I have snails in my brandtii tank and he dont bug them at all


----------



## Dawgz (Aug 18, 2005)

wat do the snails actually do?


----------



## Joga Bonito (Oct 30, 2004)

Dawgz said:


> wat do the snails actually do?
> [snapback]1180116[/snapback]​


they just explore the tank


----------



## Bloody_pacu (Aug 3, 2005)

henry 79 said:


> Dawgz said:
> 
> 
> > I just got a new tank and put some new gravel, and alot of plants, about 15-20 new plants, and i noticed there are 1-2 snails in there...now when i have my piranha in there...do u think they will eat the snails? how? isnt the hard shell on their back bad for the piranha?
> ...


Someday it will if you neglect them :nod:


----------



## AMAZON DON (Sep 2, 2005)

YEA SNAILS JUST GO AROUND THE TANK AND EAT ALGAE BUT THE SNAILS MAY EAT UP YOU PLANTS I KNOW MY TWO SNAIL STRAIGHT DEMOLISHED MY PLANTS.

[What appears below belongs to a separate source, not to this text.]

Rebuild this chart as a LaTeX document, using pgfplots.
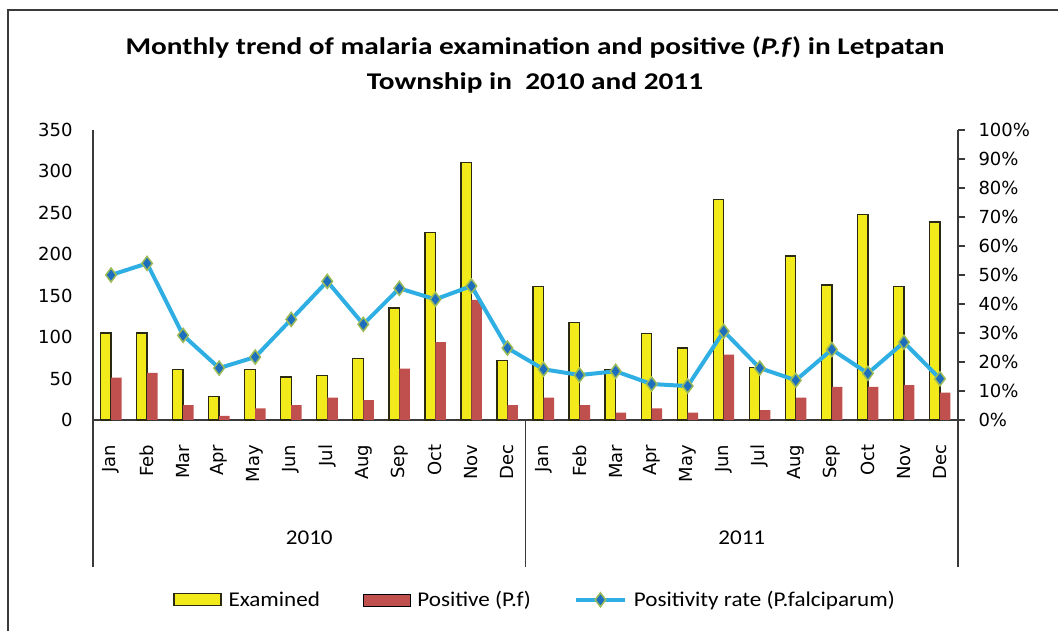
\documentclass[border=0pt]{standalone}
\usepackage{pgfplots}
\usepackage{pgfplotstable}
\pgfplotsset{compat=1.18}
\usepackage{fontspec}
\setmainfont{Carlito}
\newfontfamily\dejavu{DejaVu Sans}
\definecolor{exyel}{HTML}{F2EA1A}
\definecolor{exedge}{HTML}{2A2A14}
\definecolor{posred}{HTML}{C0504D}
\definecolor{rateblue}{HTML}{2EAEE3}
\definecolor{mkblue}{HTML}{1E6EBE}
\definecolor{mkedge}{HTML}{9BBB59}
\definecolor{axgray}{HTML}{3A3A3A}

\newcommand{\wide}[2][1.1]{\scalebox{#1}[1]{#2}}

\pgfplotsset{
  boxlegend/.style={legend image code/.code={\draw[##1] (0pt,-6pt) rectangle (47pt,6pt);}},
  linelegend/.style={legend image code/.code={\draw[##1, mark=none] (0pt,0pt) -- (49pt,0pt); \draw[##1] plot coordinates {(24.5pt,0pt)};}},
}

\pgfplotstableread{
x ex pos rate
0 105 51 50.0
1 105 57 54.0
2 61 18 29.2
3 28 5 17.9
4 61 14 21.7
5 52 18 34.7
6 54 27 47.8
7 74 24 33.0
8 135 62 45.4
9 226 94 41.6
10 311 145 46.2
11 72 18 24.8
12 161 27 17.5
13 118 18 15.5
14 61 9 16.8
15 104 14 12.4
16 87 9 11.7
17 266 79 30.6
18 63 12 17.9
19 198 27 13.7
20 163 40 24.3
21 248 40 16.1
22 161 42 26.8
23 239 33 14.2
}\data

\begin{document}
\begin{tikzpicture}
\useasboundingbox (0pt,0pt) rectangle (1058pt,631pt);
\draw[axgray, line width=1.2pt] (8pt,-2pt) -- (8pt,621pt) -- (1060pt,621pt);
\node[anchor=base, font=\bfseries\fontsize{24}{24}\selectfont] at (535pt,576.5pt) {\wide[1.22]{Monthly trend of malaria examination and positive (\textit{P.f}) in Letpatan}};
\node[anchor=base, font=\bfseries\fontsize{24}{24}\selectfont] at (535pt,541.5pt) {\wide[1.22]{Township in\ \ 2010 and 2011}};

\begin{axis}[
  at={(93pt,211pt)}, anchor=south west, scale only axis,
  width=865pt, height=290pt,
  xmin=-0.5, xmax=23.5, ymin=0, ymax=350,
  enlargelimits=false, clip=false,
  axis x line*=bottom, axis y line*=left,
  x axis line style={-}, y axis line style={-},
  axis line style={axgray, line width=1.3pt},
  ybar=0pt, bar width=10.5pt,
  xtick={0,...,23},
  xticklabels={Jan,Feb,Mar,Apr,May,Jun,Jul,Aug,Sep,Oct,Nov,Dec,Jan,Feb,Mar,Apr,May,Jun,Jul,Aug,Sep,Oct,Nov,Dec},
  xticklabel style={font=\dejavu\fontsize{18}{18}\selectfont, rotate=90, anchor=east, xshift=-17pt},
  ytick={0,50,...,350},
  yticklabel style={font=\dejavu\fontsize{18}{18}\selectfont, xshift=-17pt},
  /pgf/number format/assume math mode=true,
  major tick style={draw=none},
]
\addplot[fill=exyel, draw=exedge, line width=1.3pt] table[x=x,y=ex]{\data};
\addplot[fill=posred, draw=none] table[x=x,y=pos]{\data};
\draw[axgray, line width=1.3pt] (axis cs:-0.5,0) -- ++(0pt,-147pt);
\draw[axgray, line width=1.3pt] (axis cs:11.5,0) -- ++(0pt,-147pt);
\draw[axgray, line width=1.3pt] (axis cs:23.5,0) -- ++(0pt,-147pt);
\node[anchor=base, font=\fontsize{21}{21}\selectfont] at ([yshift=-125pt]axis cs:5.5,0) {\wide{2010}};
\node[anchor=base, font=\fontsize{21}{21}\selectfont] at ([yshift=-125pt]axis cs:17.5,0) {\wide{2011}};
\end{axis}

\begin{axis}[
  at={(93pt,211pt)}, anchor=south west, scale only axis,
  width=865pt, height=290pt,
  xmin=-0.5, xmax=23.5, ymin=0, ymax=100,
  enlargelimits=false, clip=false,
  axis x line=none, axis y line*=right,
  y axis line style={-},
  axis line style={axgray, line width=1.3pt},
  ytick={0,10,...,100},
  yticklabel={\pgfmathprintnumber{\tick}\%},
  yticklabel style={font=\dejavu\fontsize{18}{18}\selectfont, xshift=10pt},
  /pgf/number format/assume math mode=true,
  tick align=outside, major tick length=7pt,
  major tick style={axgray, line width=1.3pt},
  legend columns=3,
  legend style={draw=none, fill=none, at={(0.511,-0.62)}, anchor=center,
    font=\fontsize{21}{21}\selectfont,
    /tikz/every odd column/.append style={column sep=5pt},
    /tikz/every even column/.append style={column sep=41pt}},
  legend cell align=left,
]
\addlegendimage{fill=exyel, draw=exedge, line width=1.3pt, boxlegend}
\addlegendentry{\wide{Examined}}
\addlegendimage{fill=posred, draw=none, boxlegend}
\addlegendentry{\wide{Positive (P.f)}}
\addplot[rateblue, line width=4pt, mark=diamond*, mark size=7pt,
  mark options={fill=mkblue, draw=mkedge, line width=1.5pt}, linelegend
  ] table[x=x,y=rate]{\data};
\addlegendentry{\wide{Positivity rate (P.falciparum)}}
\draw[axgray, line width=1.3pt] ([xshift=-7pt]axis cs:23.5,0) -- ++(7pt,0pt);
\end{axis}
\end{tikzpicture}
\end{document}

MY PIRANHAS DIDN'T BOTHER THEM AT ALL I DON'T EVEN KNOW IF THEY KNEW THAT THE SNAILS WHERE LIVING ANIMALS ALL I KNOW IS THAT AFTER ABOUT A MONTH OR SO ALL THAT WAS LEFT OF 1 OF THE SNAILS WAS HIS SHELL SO THEY MAY MORE THAN LIKELY KILL YOUR SNAILS ONE DAY BUT FOR NOW THEY PROBABLY HAVE BIGGER FOOD TO FRY


----------



## rocker (Aug 12, 2005)

Usually elongs eat snails


----------